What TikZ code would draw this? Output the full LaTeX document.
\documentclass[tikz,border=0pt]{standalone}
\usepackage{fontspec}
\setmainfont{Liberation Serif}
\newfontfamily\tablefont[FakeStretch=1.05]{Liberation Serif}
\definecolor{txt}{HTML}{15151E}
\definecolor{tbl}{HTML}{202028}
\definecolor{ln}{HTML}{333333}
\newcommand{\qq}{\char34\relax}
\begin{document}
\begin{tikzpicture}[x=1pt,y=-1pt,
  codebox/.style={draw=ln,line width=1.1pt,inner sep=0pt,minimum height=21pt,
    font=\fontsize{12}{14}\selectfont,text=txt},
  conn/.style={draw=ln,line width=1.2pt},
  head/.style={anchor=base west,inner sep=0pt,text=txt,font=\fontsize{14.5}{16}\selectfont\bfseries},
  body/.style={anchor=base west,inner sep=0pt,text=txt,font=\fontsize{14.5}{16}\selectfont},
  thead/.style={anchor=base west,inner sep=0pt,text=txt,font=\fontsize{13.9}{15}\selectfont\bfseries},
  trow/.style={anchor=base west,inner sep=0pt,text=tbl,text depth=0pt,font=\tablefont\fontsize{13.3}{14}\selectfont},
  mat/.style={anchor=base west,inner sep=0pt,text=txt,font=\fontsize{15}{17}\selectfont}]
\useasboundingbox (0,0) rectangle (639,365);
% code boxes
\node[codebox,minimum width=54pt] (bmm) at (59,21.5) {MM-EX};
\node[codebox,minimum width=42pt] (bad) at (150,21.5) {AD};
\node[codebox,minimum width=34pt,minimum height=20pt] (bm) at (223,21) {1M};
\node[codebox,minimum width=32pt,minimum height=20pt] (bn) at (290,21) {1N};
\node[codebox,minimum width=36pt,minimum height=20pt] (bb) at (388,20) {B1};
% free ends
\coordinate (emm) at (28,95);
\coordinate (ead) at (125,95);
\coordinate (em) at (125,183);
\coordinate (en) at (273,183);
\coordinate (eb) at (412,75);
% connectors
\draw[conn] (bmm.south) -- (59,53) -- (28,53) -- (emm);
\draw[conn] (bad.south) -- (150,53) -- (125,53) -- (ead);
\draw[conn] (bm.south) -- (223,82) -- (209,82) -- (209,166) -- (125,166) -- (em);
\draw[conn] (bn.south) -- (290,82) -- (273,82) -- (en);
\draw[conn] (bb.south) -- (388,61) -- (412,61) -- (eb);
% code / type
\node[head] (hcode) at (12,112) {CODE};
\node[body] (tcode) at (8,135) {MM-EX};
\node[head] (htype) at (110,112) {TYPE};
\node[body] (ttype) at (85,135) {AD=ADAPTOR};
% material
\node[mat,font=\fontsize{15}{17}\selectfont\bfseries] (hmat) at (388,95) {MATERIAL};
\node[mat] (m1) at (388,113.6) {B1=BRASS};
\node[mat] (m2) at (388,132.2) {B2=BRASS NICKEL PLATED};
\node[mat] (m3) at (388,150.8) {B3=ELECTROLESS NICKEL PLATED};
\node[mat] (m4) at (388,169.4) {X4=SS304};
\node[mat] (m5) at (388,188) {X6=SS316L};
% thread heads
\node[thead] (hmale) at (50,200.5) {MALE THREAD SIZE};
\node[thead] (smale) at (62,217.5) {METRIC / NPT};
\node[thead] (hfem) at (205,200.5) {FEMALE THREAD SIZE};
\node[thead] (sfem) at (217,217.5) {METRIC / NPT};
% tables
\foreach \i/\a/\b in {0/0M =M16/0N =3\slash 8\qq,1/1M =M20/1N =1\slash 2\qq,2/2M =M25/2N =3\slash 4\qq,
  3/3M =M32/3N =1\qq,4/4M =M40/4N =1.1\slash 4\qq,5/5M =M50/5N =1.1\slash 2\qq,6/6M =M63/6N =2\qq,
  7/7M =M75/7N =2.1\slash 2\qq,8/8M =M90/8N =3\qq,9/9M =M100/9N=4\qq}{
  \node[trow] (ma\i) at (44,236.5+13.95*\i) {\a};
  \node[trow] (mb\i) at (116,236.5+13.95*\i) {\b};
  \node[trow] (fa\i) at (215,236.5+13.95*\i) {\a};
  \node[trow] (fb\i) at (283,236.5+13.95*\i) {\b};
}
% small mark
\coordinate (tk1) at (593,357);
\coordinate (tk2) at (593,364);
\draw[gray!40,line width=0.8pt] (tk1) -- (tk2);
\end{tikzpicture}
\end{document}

◇ ◇ ◇ ◇ ◇ ◇ ◇

§ To do
Your task is to repeat the data exactly, with nothing left out.

§ Exercise output
What TikZ code would draw this? Output the full LaTeX document.
\documentclass[tikz,border=0pt]{standalone}
\usepackage{fontspec}
\setmainfont{Liberation Serif}
\newfontfamily\tablefont[FakeStretch=1.05]{Liberation Serif}
\definecolor{txt}{HTML}{15151E}
\definecolor{tbl}{HTML}{202028}
\definecolor{ln}{HTML}{333333}
\newcommand{\qq}{\char34\relax}
\begin{document}
\begin{tikzpicture}[x=1pt,y=-1pt,
  codebox/.style={draw=ln,line width=1.1pt,inner sep=0pt,minimum height=21pt,
    font=\fontsize{12}{14}\selectfont,text=txt},
  conn/.style={draw=ln,line width=1.2pt},
  head/.style={anchor=base west,inner sep=0pt,text=txt,font=\fontsize{14.5}{16}\selectfont\bfseries},
  body/.style={anchor=base west,inner sep=0pt,text=txt,font=\fontsize{14.5}{16}\selectfont},
  thead/.style={anchor=base west,inner sep=0pt,text=txt,font=\fontsize{13.9}{15}\selectfont\bfseries},
  trow/.style={anchor=base west,inner sep=0pt,text=tbl,text depth=0pt,font=\tablefont\fontsize{13.3}{14}\selectfont},
  mat/.style={anchor=base west,inner sep=0pt,text=txt,font=\fontsize{15}{17}\selectfont}]
\useasboundingbox (0,0) rectangle (639,365);
% code boxes
\node[codebox,minimum width=54pt] (bmm) at (59,21.5) {MM-EX};
\node[codebox,minimum width=42pt] (bad) at (150,21.5) {AD};
\node[codebox,minimum width=34pt,minimum height=20pt] (bm) at (223,21) {1M};
\node[codebox,minimum width=32pt,minimum height=20pt] (bn) at (290,21) {1N};
\node[codebox,minimum width=36pt,minimum height=20pt] (bb) at (388,20) {B1};
% free ends
\coordinate (emm) at (28,95);
\coordinate (ead) at (125,95);
\coordinate (em) at (125,183);
\coordinate (en) at (273,183);
\coordinate (eb) at (412,75);
% connectors
\draw[conn] (bmm.south) -- (59,53) -- (28,53) -- (emm);
\draw[conn] (bad.south) -- (150,53) -- (125,53) -- (ead);
\draw[conn] (bm.south) -- (223,82) -- (209,82) -- (209,166) -- (125,166) -- (em);
\draw[conn] (bn.south) -- (290,82) -- (273,82) -- (en);
\draw[conn] (bb.south) -- (388,61) -- (412,61) -- (eb);
% code / type
\node[head] (hcode) at (12,112) {CODE};
\node[body] (tcode) at (8,135) {MM-EX};
\node[head] (htype) at (110,112) {TYPE};
\node[body] (ttype) at (85,135) {AD=ADAPTOR};
% material
\node[mat,font=\fontsize{15}{17}\selectfont\bfseries] (hmat) at (388,95) {MATERIAL};
\node[mat] (m1) at (388,113.6) {B1=BRASS};
\node[mat] (m2) at (388,132.2) {B2=BRASS NICKEL PLATED};
\node[mat] (m3) at (388,150.8) {B3=ELECTROLESS NICKEL PLATED};
\node[mat] (m4) at (388,169.4) {X4=SS304};
\node[mat] (m5) at (388,188) {X6=SS316L};
% thread heads
\node[thead] (hmale) at (50,200.5) {MALE THREAD SIZE};
\node[thead] (smale) at (62,217.5) {METRIC / NPT};
\node[thead] (hfem) at (205,200.5) {FEMALE THREAD SIZE};
\node[thead] (sfem) at (217,217.5) {METRIC / NPT};
% tables
\foreach \i/\a/\b in {0/0M =M16/0N =3\slash 8\qq,1/1M =M20/1N =1\slash 2\qq,2/2M =M25/2N =3\slash 4\qq,
  3/3M =M32/3N =1\qq,4/4M =M40/4N =1.1\slash 4\qq,5/5M =M50/5N =1.1\slash 2\qq,6/6M =M63/6N =2\qq,
  7/7M =M75/7N =2.1\slash 2\qq,8/8M =M90/8N =3\qq,9/9M =M100/9N=4\qq}{
  \node[trow] (ma\i) at (44,236.5+13.95*\i) {\a};
  \node[trow] (mb\i) at (116,236.5+13.95*\i) {\b};
  \node[trow] (fa\i) at (215,236.5+13.95*\i) {\a};
  \node[trow] (fb\i) at (283,236.5+13.95*\i) {\b};
}
% small mark
\coordinate (tk1) at (593,357);
\coordinate (tk2) at (593,364);
\draw[gray!40,line width=0.8pt] (tk1) -- (tk2);
\end{tikzpicture}
\end{document}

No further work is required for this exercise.